Banking Industry Described as an Employee Compensation Engine

This article was written by an author who wrote about the misuse of probability theory by bankers to minimize the risk in the securities that they were packaging and selling to investors. That is why so called "black swan" events occurred so frequently during the banking meltdown. Events that were calculated to be extremely rare became common. He is still highly critical of the banking industry in the US and elsewhere. He views the industry as a banker compensation engine that extracts wealth out of the economy without putting anything back into it. Over the last 5 years, in the US, bankers have extracted over $2 trillion out of the economy as compensation. They do so by taking excessive risk and using leverage to bolster profits. They benefit from the upside but they transfer the risk to taxpayers on the downside.

Teleb describes this scheme as a massive tax on the public, and as a penalty to savers who are harmed by low interest rates.

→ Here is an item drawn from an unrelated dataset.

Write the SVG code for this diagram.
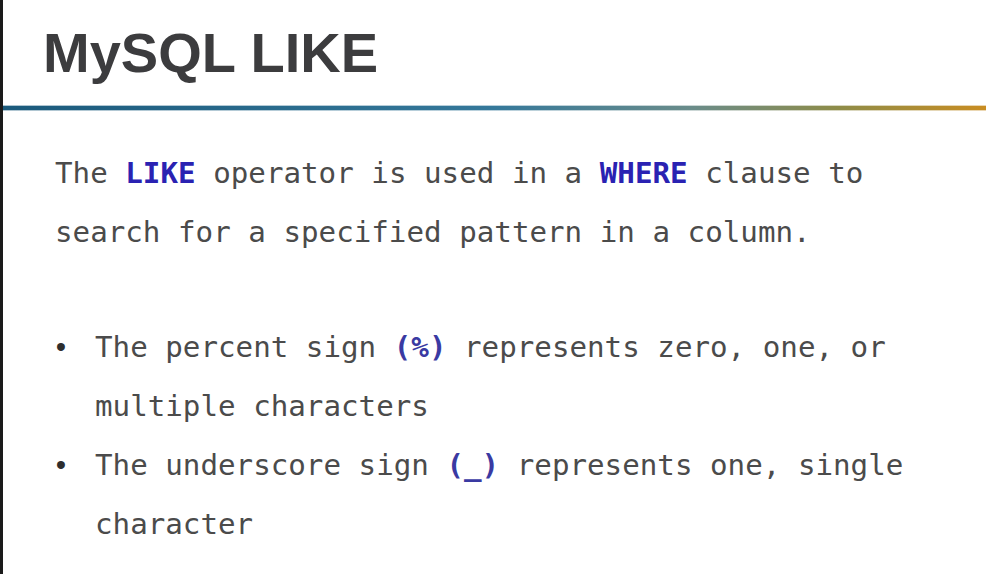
<svg xmlns="http://www.w3.org/2000/svg" width="986" height="574" viewBox="0 0 986 574">
  <defs>
    <linearGradient id="ruleGrad" x1="0" y1="0" x2="1" y2="0">
      <stop offset="0" stop-color="#1b5a7c"/>
      <stop offset="0.5" stop-color="#35789a"/>
      <stop offset="0.7" stop-color="#6a8c8a"/>
      <stop offset="0.85" stop-color="#8e8c48"/>
      <stop offset="1" stop-color="#c98d22"/>
    </linearGradient>
    <style>
      .title { font-family: "Liberation Sans", Arial, sans-serif; font-weight: bold; font-size: 56px; fill: #3c3c3e; }
      .mono { font-family: "DejaVu Sans Mono", "Liberation Mono", monospace; font-size: 29.2px; fill: #4b4b4b; white-space: pre; }
      .kw { font-weight: bold; fill: #2a22b2; }
      .sym { font-weight: bold; fill: #3a3aa2; }
      .bullet { font-family: "Liberation Mono", "DejaVu Sans Mono", monospace; font-size: 29px; fill: #2e2e2e; }
    </style>
  </defs>
  <rect x="0" y="0" width="986" height="574" fill="#ffffff"/>
  <rect x="0" y="0" width="3" height="574" fill="#1a1a1a"/>

  <g id="title">
    <text class="title" x="43" y="72">MySQL LIKE</text>
  </g>

  <g id="rule">
    <rect x="3" y="105" width="983" height="6" fill="url(#ruleGrad)" opacity="0.35"/>
    <rect x="3" y="106" width="983" height="4" fill="url(#ruleGrad)"/>
  </g>

  <g id="intro">
    <text class="mono" x="55" y="183">The <tspan class="kw">LIKE</tspan> operator is used in a <tspan class="kw">WHERE</tspan> clause to</text>
    <text class="mono" x="55" y="242">search for a specified pattern in a column.</text>
  </g>

  <g id="bullet-percent">
    <text class="bullet" x="61" y="357" text-anchor="middle">•</text>
    <text class="mono" x="95" y="357">The percent sign <tspan class="sym">(%)</tspan> represents zero, one, or</text>
    <text class="mono" x="95" y="416">multiple characters</text>
  </g>

  <g id="bullet-underscore">
    <text class="bullet" x="61" y="475" text-anchor="middle">•</text>
    <text class="mono" x="95" y="475">The underscore sign <tspan class="sym">(_)</tspan> represents one, single</text>
    <text class="mono" x="95" y="534">character</text>
  </g>
</svg>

The tax will reach $5 trillion over the next 5 years. He does not believe that government, which has been captured by the industry, can do much about the problem. More regulation won't work either because the bankers will always stay one step ahead of the regulators. He argues that money managers should step into the void and stop buying the securities of banks with excessive compensation schemes. He believes that they are paying prices that do not reflect the real value of the shares that they purchase.